Leave out the pictures, and write out exactly the lines from the beginning of the material to the line holding "const yTitle = 's.m.", that line included, and nothing else.
# START OF Stored records
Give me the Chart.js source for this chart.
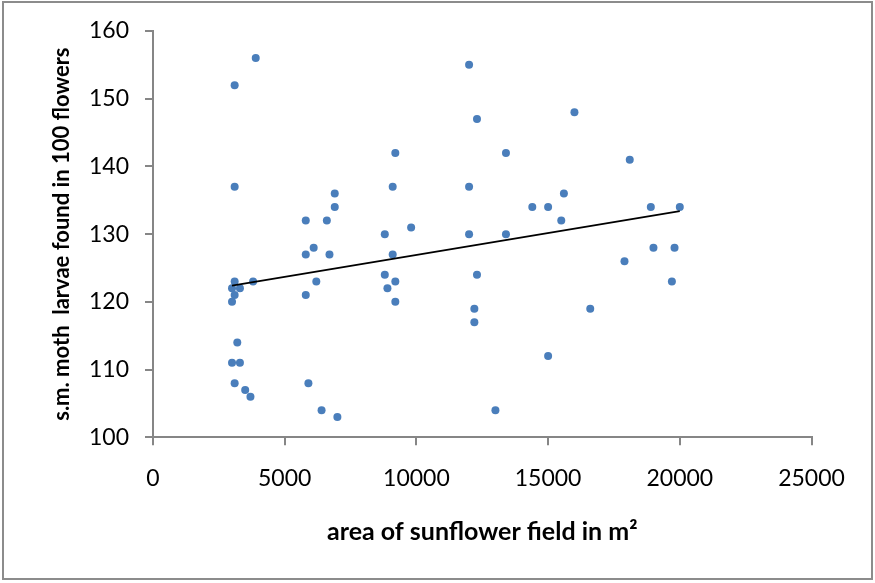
<!DOCTYPE html>
<html>
<head>
<meta charset="utf-8">
<script src="https://cdn.jsdelivr.net/npm/chart.js@4/dist/chart.umd.min.js"></script>
<style>
  html, body { margin: 0; padding: 0; background: #fff; }
  #wrap { width: 875px; height: 583px; position: relative; }
</style>
</head>
<body>
<div id="wrap"><canvas id="c" width="875" height="583"></canvas></div>
<script>
// Data
const areaM2 = [
  3900, 3100, 9200, 3100, 9100, 6900, 6900, 5800, 6600, 9800,
  8800, 6100, 5800, 6700, 9100, 3100, 3800, 6200, 9200, 8800,
  3000, 3300, 8900, 3100, 5800, 3000, 9200, 3200, 3000, 3300,
  3100, 5900, 3500, 3700, 6400, 7000, 12000, 12300, 16000, 13400,
  18100, 12000, 15600, 14400, 15000, 18900, 20000, 15500, 12000, 13400,
  19000, 19800, 17900, 12300, 19700, 12200, 16600, 12200, 15000, 13000
];
const larvae = [
  156, 152, 142, 137, 137, 136, 134, 132, 132, 131,
  130, 128, 127, 127, 127, 123, 123, 123, 123, 124,
  122, 122, 122, 121, 121, 120, 120, 114, 111, 111,
  108, 108, 107, 106, 104, 103, 155, 147, 148, 142,
  141, 137, 136, 134, 134, 134, 134, 132, 130, 130,
  128, 128, 126, 124, 123, 119, 119, 117, 112, 104
];
// Linear trend line end points
const trendX = [3000, 20000];
const trendY = [122.4, 133.4];
// Axis tick settings
const xTicks = [0, 5000, 10000, 15000, 20000, 25000];
const yTicks = [100, 110, 120, 130, 140, 150, 160];

const xTitle = 'area of sunflower field in m\u00B2';
const yTitle = 's.m. moth  larvae found in 100 flowers';

const scatterData = areaM2.map((x, i) => ({ x: x, y: larvae[i] }));
const trendData = trendX.map((x, i) => ({ x: x, y: trendY[i] }));

const frame = {
  id: 'frame',
  beforeDraw(chart) {
    const ctx = chart.ctx;
    ctx.save();
    ctx.fillStyle = '#ffffff';
    ctx.fillRect(0, 0, chart.width, chart.height);
    ctx.strokeStyle = '#8c8c8c';
    ctx.lineWidth = 2;
    ctx.strokeRect(3, 2, 869, 577);
    ctx.restore();
  }
};

const axisGray = '#868686';
const FONT = 'Lato, "Open Sans", "Liberation Sans", sans-serif';

new Chart(document.getElementById('c'), {
  type: 'scatter',
  data: {
    datasets: [
      {
        type: 'line',
        label: 'trend',
        data: trendData,
        borderColor: '#000000',
        borderWidth: 2,
        pointRadius: 0,
        fill: false,
        order: 0
      },
      {
        label: 'larvae',
        data: scatterData,
        backgroundColor: '#4A7EBB',
        borderColor: '#4A7EBB',
        borderWidth: 0,
        pointRadius: 4,
        order: 1
      }
    ]
  },
  options: {
    responsive: false,
    animation: false,
    devicePixelRatio: 1,
    layout: { padding: { top: 31, right: 63.5, bottom: 0, left: 0 } },
    plugins: { legend: { display: false }, tooltip: { enabled: false } },
    scales: {
      x: {
        type: 'linear',
        position: 'bottom',
        min: xTicks[0],
        max: xTicks[xTicks.length - 1],
        afterBuildTicks(scale) { scale.ticks = xTicks.map(v => ({ value: v })); },
        afterFit(scale) { scale.height = 145.7; scale.paddingLeft = 0; scale.paddingRight = 0; },
        border: { display: true, color: axisGray, width: 2 },
        grid: { display: true, drawOnChartArea: false, drawTicks: true, tickLength: 8, color: axisGray, lineWidth: 2 },
        ticks: { color: '#000', font: { family: FONT, size: 23 }, padding: 19, maxRotation: 0, autoSkip: false,
                 callback: v => String(v) },
        title: {
          display: true, text: xTitle, color: '#000',
          font: { family: FONT, size: 25, weight: 'bold' },
          padding: { top: 0, bottom: 36 }
        }
      },
      y: {
        type: 'linear',
        position: 'left',
        min: yTicks[0],
        max: yTicks[yTicks.length - 1],
        afterBuildTicks(scale) { scale.ticks = yTicks.map(v => ({ value: v })); },
        afterFit(scale) { scale.width = 153; scale.paddingTop = 0; scale.paddingBottom = 0; },
        border: { display: true, color: axisGray, width: 2 },
        grid: { display: true, drawOnChartArea: false, drawTicks: true, tickLength: 8, color: axisGray, lineWidth: 2 },
        ticks: { color: '#000', font: { family: FONT, size: 23 }, padding: 16, callback: v => String(v) },
        title: {
          display: true, text: yTitle, color: '#000',
          font: { family: FONT, size: 22, weight: 'bold' },
          padding: { top: 49, bottom: 0 }
        }
      }
    }
  },
  plugins: [frame]
});
</script>
</body>
</html>
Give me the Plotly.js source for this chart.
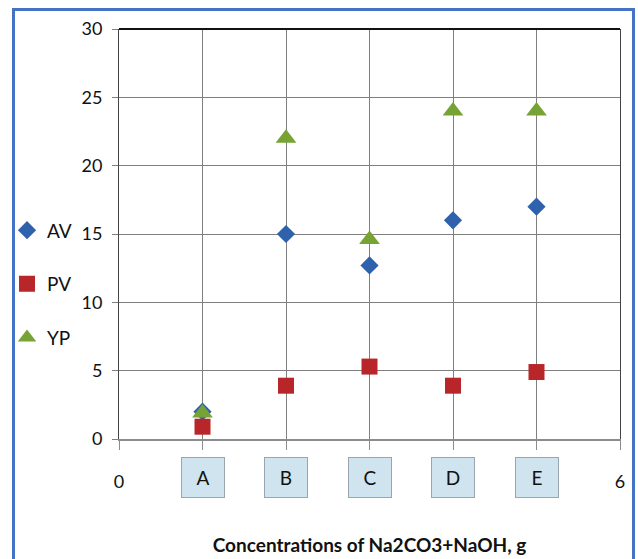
<!DOCTYPE html>
<html>
<head>
<meta charset="utf-8">
<script src="https://cdn.plot.ly/plotly-3.0.1.min.js"></script>
<style>
  html, body { margin: 0; padding: 0; background: #ffffff; overflow: hidden; }
  #frame { position: absolute; left: 12px; top: 8px; width: 623px; height: 600px;
           border: 3px solid #4472c4; box-sizing: border-box; pointer-events: none; z-index: 5; }
  #chart { position: absolute; left: 0; top: 0; width: 638px; height: 559px; }
</style>
</head>
<body>
<div id="chart"></div>
<div id="frame"></div>
<script>
// Data
const categories = ['A', 'B', 'C', 'D', 'E'];
const positions = [1, 2, 3, 4, 5];
const AV = [2.0, 15.0, 12.7, 16.0, 17.0];
const PV = [0.9, 3.9, 5.3, 3.9, 4.9];
const YP = [1.9, 22.0, 14.6, 24.0, 24.0];
const xTickVals = [0, 1, 2, 3, 4, 5, 6];
const xTickText = ['0', '', '', '', '', '', '6'];
const yTickVals = [0, 5, 10, 15, 20, 25, 30];

const FONT = 'Lato, "Open Sans", sans-serif';

const traces = [
  { name: 'AV', x: positions, y: AV, type: 'scatter', mode: 'markers', legendgroup: 'g1',
    marker: { symbol: 'diamond', size: 14, color: '#2f62ad' } },
  { name: 'PV', x: positions, y: PV, type: 'scatter', mode: 'markers', legendgroup: 'g2',
    marker: { symbol: 'square', size: 16, color: '#b8262a' } },
  { name: 'YP', x: positions, y: YP, type: 'scatter', mode: 'markers', legendgroup: 'g3',
    marker: { symbol: 'triangle-up', size: 18, color: '#76a334' } }
];

const annotations = categories.map((c, i) => ({
  text: c, x: positions[i], xref: 'x', y: -0.093, yref: 'paper',
  xanchor: 'center', yanchor: 'middle', showarrow: false,
  width: 42, height: 39, bgcolor: '#cfe4ee', bordercolor: '#9aa6ae', borderwidth: 1, borderpad: 0,
  font: { family: FONT, size: 19, color: '#111' }
}));

const layout = {
  width: 638, height: 559,
  margin: { l: 119, r: 18, t: 29, b: 120, autoexpand: false },
  paper_bgcolor: '#ffffff', plot_bgcolor: '#ffffff',
  font: { family: FONT, size: 18, color: '#111' },
  showlegend: true,
  legend: { xref: 'container', yref: 'container', x: 0.011, xanchor: 'left', y: 0.622, yanchor: 'top',
            tracegroupgap: 26, itemwidth: 30,
            font: { family: FONT, size: 19, color: '#111' }, bgcolor: 'rgba(0,0,0,0)' },
  xaxis: {
    range: [0, 6], tickvals: xTickVals, ticktext: xTickText,
    showgrid: true, gridcolor: '#7f7f7f', gridwidth: 1,
    showline: true, linecolor: '#8c8c8c', linewidth: 2,
    ticks: 'outside', ticklen: 9, tickcolor: '#8c8c8c', ticklabelstandoff: 16,
    zeroline: false, fixedrange: true, automargin: false,
    tickfont: { family: FONT, size: 18, color: '#111' },
    title: { text: '<b>Concentrations of Na2CO3+NaOH, g</b>', standoff: 48,
             font: { family: FONT, size: 19, color: '#111' } }
  },
  yaxis: {
    range: [0, 30], tickvals: yTickVals,
    showgrid: true, gridcolor: '#7f7f7f', gridwidth: 1,
    showline: true, linecolor: '#444', linewidth: 1, mirror: true,
    ticks: 'outside', ticklen: 6, tickcolor: '#7f7f7f', ticklabelstandoff: 6,
    zeroline: false, fixedrange: true, automargin: false,
    tickfont: { family: FONT, size: 18, color: '#111' }
  },
  shapes: [
    { type: 'line', xref: 'paper', yref: 'paper', x0: 0, x1: 1, y0: 1, y1: 1,
      line: { color: '#111', width: 2 } }
  ],
  annotations: annotations
};

Plotly.newPlot('chart', traces, layout, { displayModeBar: false, staticPlot: true });
</script>
</body>
</html>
# END OF Stored records
• _Result_:
Give me the Chart.js source for this chart.
<!DOCTYPE html>
<html>
<head>
<meta charset="utf-8">
<script src="https://cdn.jsdelivr.net/npm/chart.js@4/dist/chart.umd.min.js"></script>
<style>
  html, body { margin: 0; padding: 0; background: #fff; }
  #wrap { width: 875px; height: 583px; position: relative; }
</style>
</head>
<body>
<div id="wrap"><canvas id="c" width="875" height="583"></canvas></div>
<script>
// Data
const areaM2 = [
  3900, 3100, 9200, 3100, 9100, 6900, 6900, 5800, 6600, 9800,
  8800, 6100, 5800, 6700, 9100, 3100, 3800, 6200, 9200, 8800,
  3000, 3300, 8900, 3100, 5800, 3000, 9200, 3200, 3000, 3300,
  3100, 5900, 3500, 3700, 6400, 7000, 12000, 12300, 16000, 13400,
  18100, 12000, 15600, 14400, 15000, 18900, 20000, 15500, 12000, 13400,
  19000, 19800, 17900, 12300, 19700, 12200, 16600, 12200, 15000, 13000
];
const larvae = [
  156, 152, 142, 137, 137, 136, 134, 132, 132, 131,
  130, 128, 127, 127, 127, 123, 123, 123, 123, 124,
  122, 122, 122, 121, 121, 120, 120, 114, 111, 111,
  108, 108, 107, 106, 104, 103, 155, 147, 148, 142,
  141, 137, 136, 134, 134, 134, 134, 132, 130, 130,
  128, 128, 126, 124, 123, 119, 119, 117, 112, 104
];
// Linear trend line end points
const trendX = [3000, 20000];
const trendY = [122.4, 133.4];
// Axis tick settings
const xTicks = [0, 5000, 10000, 15000, 20000, 25000];
const yTicks = [100, 110, 120, 130, 140, 150, 160];

const xTitle = 'area of sunflower field in m\u00B2';
const yTitle = 's.m. moth  larvae found in 100 flowers';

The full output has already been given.